Until today, most Islamic countries had made only paltry contributions to aid efforts, even as Western nations tripped over each other in an apparent competition become top donor. Australia currently holds that title, having pledged almost $700 million in aid.

According to the New York Times, the editors at Al-Qabas also questioned the manner in which some Muslim charities had responded to the crisis.
In Kuwait, some charities drew fire by advertising that they were collecting money for Muslim victims. Indonesia, the hardest-hit country is the most populous nation.

"I don't know why only Muslims, when disasters do not differentiate between religions in choosing their victims." Muhammad Mousaed al-Saleh, a columnist wrote in Al Qabas. The daily paper published a religious ruling, saying donating to non-Muslims is permissible."
It is unfortunate that the paper needed to publish such a ruling in order to assure its readers that giving aid to stricken non-Muslims is acceptable - and the fact that they felt it a necessity underscores the enormous philosophical chasm separating Islamic moral parochialism and Western moral universalism. Nevertheless, the fact that an Arab newspaper had the courage to question their government's response to the crisis, and that that criticism seems to have produced an effect, represents a salutary development. A free press is essential for driving reform. If such is emerging - however fitfully - in the Muslim world, so much the better.

In a side note, the New York Times also noted that many Islamic clerics were exploiting the tsunami tragedy to promote their twisted religious beliefs...
The view that wanton behavior provoked the was the subject of Friday sermons in Saudia Arabia and of other religious commentaries.
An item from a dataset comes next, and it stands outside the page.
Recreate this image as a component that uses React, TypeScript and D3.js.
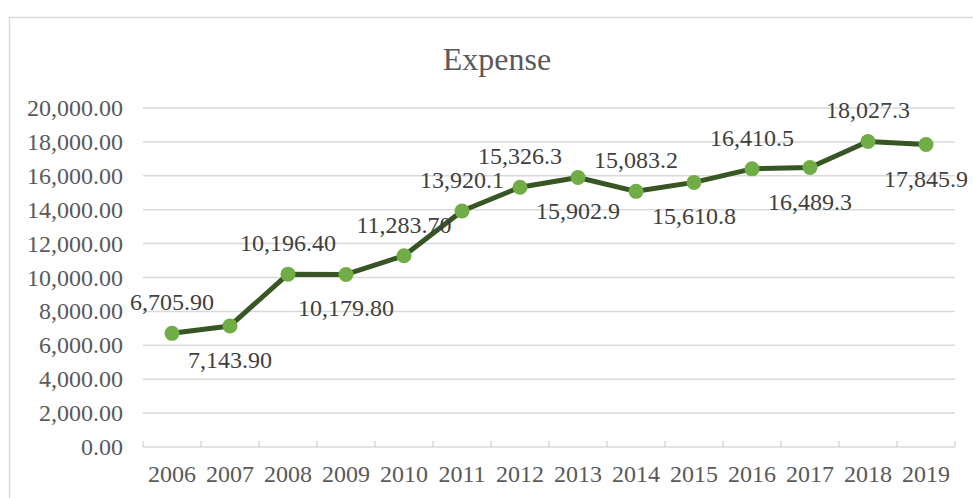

"Asia's earthquake, which hit the beaches of prostitution, tourism, immorality and nudity," one commentator said on an Islamic religious Web site, "is a sign that God is warning mankind from persisting in injustice and immorality before he destroys the ground beneath them."

Walid Tabtabai, a member of the Kuwaiti Parliament, said the earthquake was a message.

"We believe that what occurs in terms of disasters and afflictions is a test for believers and punishment for the unjust," he wrote in a column in the newspaper Al Watan.
Unforunately, this sort of nonsense isn't confined to the Islamic world. Many Christians in the West believe exactly the same thing. Recall that the fires were still burning at the fallen WTC when the Rev. Jerry Falwell accused "the pagans, and the abortionists, and the feminists, and the gays and the lesbians who are actively trying to make that an alternative lifestyle, the ACLU, People For the American Way, all of them who have tried to secularize America," for bringing the attack upon America. Rev. Falwell, sensing that he'd gone to far, at least apologized. Don't expect any apologies from the Islamic clerics currently delighting in the deaths of so many infidels.